Обратившись в христианство, он со всем своим пылким талантом ринулся на защиту христианства. Его «Апология», написанная в 197 г., — едва ли не самое сильное, во всяком случае самое едкое произведение. Трудно себе представить, чтобы можно было равнодушно прочесть его меткие и полные юмора характеристики образа действия власти римского общества, полные силы ответы на клевету против христиан, защиту их невинности. Впрочем, это — не защита, а скорее обличительная речь на гнусную травлю беззащитных и неповинных людей.
В один год с «Апологией» на эту же тему им написано еще две книги «К язычникам». Затем последовали (с 198 по 202 гг.) ряд небольших сочинений (трактатов) вроде проповедей: «О крещении», «О молитве», «О покаянии», «О терпении», послание к мученикам (в 197 г.) и др.

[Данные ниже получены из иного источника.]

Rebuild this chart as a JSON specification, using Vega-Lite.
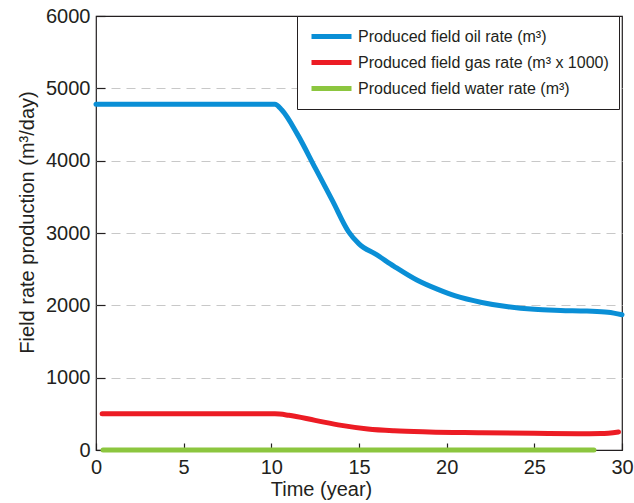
{
  "$schema": "https://vega.github.io/schema/vega-lite/v6.json",
  "width": 526,
  "height": 434,
  "autosize": "none",
  "padding": {"left": 96, "top": 16, "right": 12, "bottom": 53},
  "background": "white",
  "config": {
    "font": "Liberation Sans",
    "view": {"stroke": "#231f20", "strokeWidth": 1.2}
  },
  "data": {
    "values": [
      {"t": 0, "v": 4780, "s": "oil"},
      {"t": 10.2, "v": 4780, "s": "oil"},
      {"t": 10.6, "v": 4700, "s": "oil"},
      {"t": 11.5, "v": 4360, "s": "oil"},
      {"t": 12.5, "v": 3900, "s": "oil"},
      {"t": 13.5, "v": 3440, "s": "oil"},
      {"t": 14.4, "v": 3020, "s": "oil"},
      {"t": 15.0, "v": 2850, "s": "oil"},
      {"t": 16.0, "v": 2700, "s": "oil"},
      {"t": 17.0, "v": 2540, "s": "oil"},
      {"t": 18.3, "v": 2350, "s": "oil"},
      {"t": 19.5, "v": 2220, "s": "oil"},
      {"t": 20.5, "v": 2130, "s": "oil"},
      {"t": 22.0, "v": 2040, "s": "oil"},
      {"t": 23.5, "v": 1980, "s": "oil"},
      {"t": 25.0, "v": 1945, "s": "oil"},
      {"t": 26.5, "v": 1930, "s": "oil"},
      {"t": 28.0, "v": 1920, "s": "oil"},
      {"t": 29.2, "v": 1905, "s": "oil"},
      {"t": 30.0, "v": 1870, "s": "oil"},
      {"t": 0.35, "v": 500, "s": "gas"},
      {"t": 10.2, "v": 500, "s": "gas"},
      {"t": 11.0, "v": 480, "s": "gas"},
      {"t": 12.5, "v": 410, "s": "gas"},
      {"t": 14.0, "v": 340, "s": "gas"},
      {"t": 15.5, "v": 290, "s": "gas"},
      {"t": 17.0, "v": 265, "s": "gas"},
      {"t": 19.0, "v": 250, "s": "gas"},
      {"t": 22.0, "v": 240, "s": "gas"},
      {"t": 25.0, "v": 230, "s": "gas"},
      {"t": 27.5, "v": 225, "s": "gas"},
      {"t": 28.8, "v": 228, "s": "gas"},
      {"t": 29.8, "v": 250, "s": "gas"},
      {"t": 0.4, "v": 0, "s": "water"},
      {"t": 28.4, "v": 0, "s": "water"}
    ]
  },
  "mark": {"type": "line", "strokeWidth": 5, "strokeCap": "round", "interpolate": "monotone", "clip": false},
  "encoding": {
    "x": {
      "field": "t",
      "type": "quantitative",
      "scale": {"domain": [0, 30], "nice": false},
      "axis": {
        "title": "Time (year)",
        "values": [0, 5, 10, 15, 20, 25, 30],
        "grid": false,
        "domain": false,
        "offset": -7,
        "tickColor": "#231f20",
        "tickWidth": 1.2,
        "tickSize": 7,
        "labelPadding": 7,
        "labelFontSize": 20,
        "labelColor": "#231f20",
        "labelFlush": false,
        "titleFontSize": 20,
        "titleFontWeight": "normal",
        "titleColor": "#231f20",
        "titlePadding": 2,
        "titleX": 225
      }
    },
    "y": {
      "field": "v",
      "type": "quantitative",
      "scale": {"domain": [0, 6000], "nice": false},
      "axis": {
        "title": "Field rate production (m³/day)",
        "values": [0, 1000, 2000, 3000, 4000, 5000, 6000],
        "format": "d",
        "grid": true,
        "gridColor": {"condition": {"test": "datum.value == 0 || datum.value == 6000", "value": "transparent"}, "value": "#c8c8c8"},
        "gridDash": [9, 6],
        "gridWidth": 1.2,
        "domain": false,
        "offset": -9,
        "tickColor": "#231f20",
        "tickWidth": 1.2,
        "tickSize": 9,
        "labelPadding": 6,
        "labelFontSize": 20,
        "labelColor": "#231f20",
        "labelFlush": false,
        "titleFontSize": 20,
        "titleFontWeight": "normal",
        "titleColor": "#231f20",
        "titlePadding": 8,
        "titleY": 206
      }
    },
    "color": {
      "field": "s",
      "type": "nominal",
      "scale": {
        "domain": ["oil", "gas", "water"],
        "range": ["#0a8fd6", "#ec1c24", "#8cc63f"]
      },
      "legend": {
        "title": null,
        "orient": "none",
        "legendX": 201,
        "legendY": 0,
        "labelExpr": "datum.value == 'oil' ? 'Produced field oil rate (m³)' : datum.value == 'gas' ? 'Produced field gas rate (m³ x 1000)' : 'Produced field water rate (m³)'",
        "symbolType": "M-2.5,0H2.5",
        "symbolSize": 256,
        "symbolStrokeWidth": 5,
        "symbolOffset": 14,
        "labelFontSize": 16,
        "labelColor": "#231f20",
        "labelOffset": 16,
        "labelLimit": 400,
        "strokeColor": "#231f20",
        "fillColor": "white",
        "padding": 10,
        "rowPadding": 5
      }
    }
  }
}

Это была как бы текущая работа хорошего и тогда еще скромного наставника, может быть пресвитера, которым он вскоре сделался, по словам блаженного Иеронима («О знаменитых мужах», 53)[272].
Он еще не забыл в это время свое небезупречное языческое прошлое («Никто не достоин стольких упреков, как я» — «Об одеянии женщин»[273], [11,] гл. 1). Это смиренное самосознание помогало ему в этот период жизни находить правильный путь и православное решение затронутых вопросов.